EU DISSE QUE GOSTAVA DE DIÁRIOS?
Fotografia, Suzana Guimarães
Data: Junho de 2020
terça-feira, 2 de novembro de 2021
Hoje é dia dos mortos e eu que nunca dei valor a esse dia vasculhei algum motivo para passar a dar a ele significância, mas não há. Penso na minha irmã que não verei mais. Ah, eu sei, tem gente pensando que estávamos brigadas e que eu deveria ter sido melhor, ela deveria também ter sido melhor, que nós não soubemos aproveitar a vida que havia e blá-blá-blá. A gente ficou um longo tempo brigadas, mas havia 10.000 km nos separando e quando nos encontramos, a gente voltou a conversar, sim, dei presentes para ela, ela disse que tinha comprado salgadinhos e a torta de pão de forma que tanto gosto, a gente combinou de resolver juntas certas burocracias, a viajar atrás de documentos e que iríamos comer a torta st. Honoré. O que nos faltou foi apenas distância geográfica mais curta porque brigar, a gente brigava mesmo, mas éramos de verdade e podíamos confiar uma na outra. Não a incluo nesse dia dos mortos. Pelas manhãs, a minha irmã abria a janela da sala e dizia bom-dia sol, bom-dia dia!

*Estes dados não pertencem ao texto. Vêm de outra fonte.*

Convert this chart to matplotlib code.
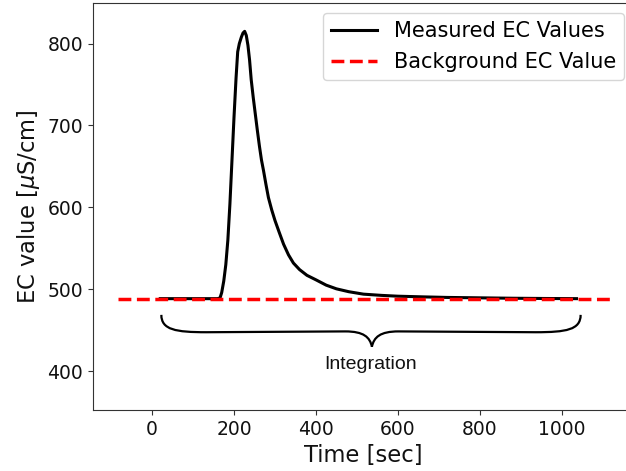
import matplotlib
matplotlib.use("Agg")
import matplotlib.pyplot as plt
from matplotlib.path import Path
from matplotlib.patches import PathPatch

# --- data ---
time_s = [20, 100, 160, 166, 170, 175, 180, 185, 190, 195, 200, 205, 209, 213, 218,
          222, 226, 230, 234, 238, 242, 247, 252, 257, 262, 267, 272, 278, 284, 292,
          300, 310, 321, 333, 345, 360, 378, 400, 425, 450, 480, 516, 560, 600, 660,
          720, 800, 880, 960, 1036]
ec_values = [488.5, 488.5, 488.5, 489.5, 496, 510, 530, 560, 604, 657, 710, 758, 790, 800, 808,
             813, 815, 810, 798, 780, 756, 734, 714, 694, 675, 658, 645, 628, 612, 597,
             584, 570, 555, 542, 532, 524, 517, 511.5, 505, 500.5, 497, 494, 492.5, 491.5, 490.7,
             490, 489.5, 489, 488.7, 488.5]
background_ec = 488.3
background_span = [-84, 1118]

# brace annotation anchors (time, EC)
brace_x = [22.7, 1046]
brace_tip_x = 536.6
brace_top_y = 468.7
brace_mid_y = 447.5
brace_tip_y = 429.8
label_text = "Integration"

x_ticks = [0, 200, 400, 600, 800, 1000]
y_ticks = [400, 500, 600, 700, 800]

fig = plt.figure(figsize=(6.26, 4.71), dpi=100)
ax = fig.add_axes([0.148, 0.1295, 1.0139 - 0.148, 0.9943 - 0.1295])

ax.plot(time_s, ec_values, color="black", lw=2.2, label="Measured EC Values", zorder=2,
        solid_joinstyle="round")
ax.hlines(background_ec, background_span[0], background_span[1], colors="red",
          linestyles="--", lw=2.5, label="Background EC Value", zorder=3)

# brace
x0, x1 = brace_x
xm = brace_tip_x
verts = [
    (x0, brace_top_y),
    (x0, brace_mid_y + 3), (x0 + 35, brace_mid_y), (x0 + 110, brace_mid_y),
    (xm - 65, brace_mid_y + 1),
    (xm - 20, brace_mid_y + 1), (xm - 5, brace_mid_y - 6), (xm, brace_tip_y),
    (xm + 5, brace_mid_y - 6), (xm + 20, brace_mid_y + 1), (xm + 65, brace_mid_y + 1),
    (x1 - 110, brace_mid_y),
    (x1 - 35, brace_mid_y), (x1, brace_mid_y + 3), (x1, brace_top_y),
]
codes = [Path.MOVETO,
         Path.CURVE4, Path.CURVE4, Path.CURVE4,
         Path.LINETO,
         Path.CURVE4, Path.CURVE4, Path.CURVE4,
         Path.CURVE4, Path.CURVE4, Path.CURVE4,
         Path.LINETO,
         Path.CURVE4, Path.CURVE4, Path.CURVE4]
ax.add_patch(PathPatch(Path(verts, codes), facecolor="none", edgecolor="black", lw=1.6))
ax.text(xm - 4, 407.7, label_text, ha="center", va="center",
        fontsize=14, family="Liberation Sans", color="#111111")

ax.set_xlim(-145, 1178)
ax.set_ylim(352.5, 850)
ax.set_xticks(x_ticks)
ax.set_yticks(y_ticks)
ax.tick_params(labelsize=13.5, color="#333333", labelcolor="#111111")
for s in ax.spines.values():
    s.set_color("#333333")
ax.spines["right"].set_visible(False)
ax.set_xlabel("Time [sec]", fontsize=16.3, color="#111111")
ax.set_ylabel(r"EC value [$\mu$S/cm]", fontsize=16.3, color="#111111")

ax.legend(loc="upper right", fontsize=15, handlelength=2.2)

fig.savefig("out.png", dpi=100)
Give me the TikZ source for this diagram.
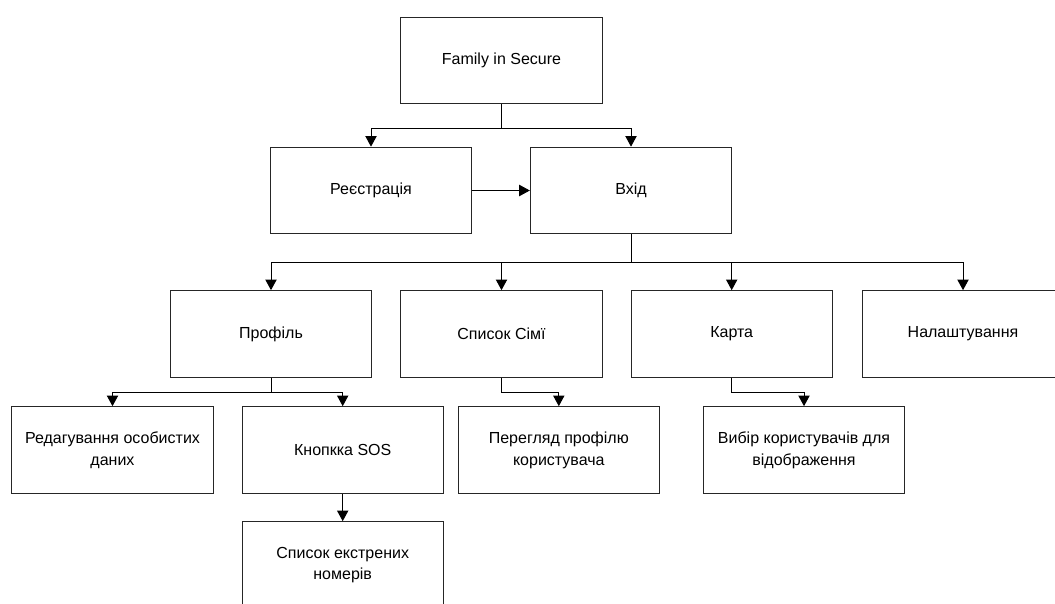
\documentclass[tikz,border=0pt]{standalone}
\usepackage{fontspec}
\setmainfont{Liberation Sans}
\usetikzlibrary{arrows.meta}
\tikzset{
    block/.style={draw=black!85, line width=0.75pt, fill=white, align=center,
        minimum width=151pt, minimum height=65pt, inner sep=2pt,
        font=\fontsize{12}{16.3}\selectfont},
    link/.style={draw=black, line width=0.75pt, -{Triangle[width=8.5pt,length=8pt]}}
}
\begin{document}
\begin{tikzpicture}[x=0.75pt,y=-0.75pt]
        \useasboundingbox (0,0) rectangle (1055,603);
        % top level
        \node[block] (fam) at (501.5,60.5) {Family in Secure};
        \node[block] (reg) at (371,190.5) {Реєстрація};
        \node[block] (vhid) at (631,190.5) {Вхід};
        % second level
        \node[block] (prof) at (271,334) {Профіль};
        \node[block] (sim) at (501.5,334) {Список Сімї};
        \node[block] (karta) at (731.7,334) {Карта};
        \node[block] (nal) at (963,334) {Налаштування};
        % third level
        \node[block] (red) at (112.5,450) {Редагування особистих\\даних};
        \node[block] (sos) at (342.7,450) {Кнопкка SOS};
        \node[block] (perg) at (558.8,450) {Перегляд профілю\\користувача};
        \node[block] (vybir) at (804,450) {Вибір користувачів для\\відображення};
        \node[block] (ekstr) at (342.7,565) {Список екстрених\\номерів};
        %
        \foreach \t in {reg,vhid}
            \draw[link] (fam.south) -- ++(0,24.5) -| (\t.north);
        \draw[link] (reg.east) -- (vhid.west);
        \foreach \t in {prof,sim,karta,nal}
            \draw[link] (vhid.south) -- ++(0,28) -| (\t.north);
        \foreach \t in {red,sos}
            \draw[link] (prof.south) -- ++(0,14.4) -| (\t.north);
        \draw[link] (sim.south) -- ++(0,14.4) -| (perg.north);
        \draw[link] (karta.south) -- ++(0,14.4) -| (vybir.north);
        \draw[link] (sos.south) -- (ekstr.north);
    \end{tikzpicture}
\end{document}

Ela amava café da manhã, amava o nascer do sol, vestia roupas coloridas, estava sempre cheirosa, era disponível e presente nas vidas dos mais próximos; tinha gênio terrível, mas quem é de todo maravilhoso? Ninguém, exceto os falsos. Nunca gostei de dia dos mortos, nunca gostei de dias especiais. Sou a vida de hoje e de ontem, sem etiquetas, sem códigos e rótulos. Sou vida, e até a morte está dentro disso, da vida.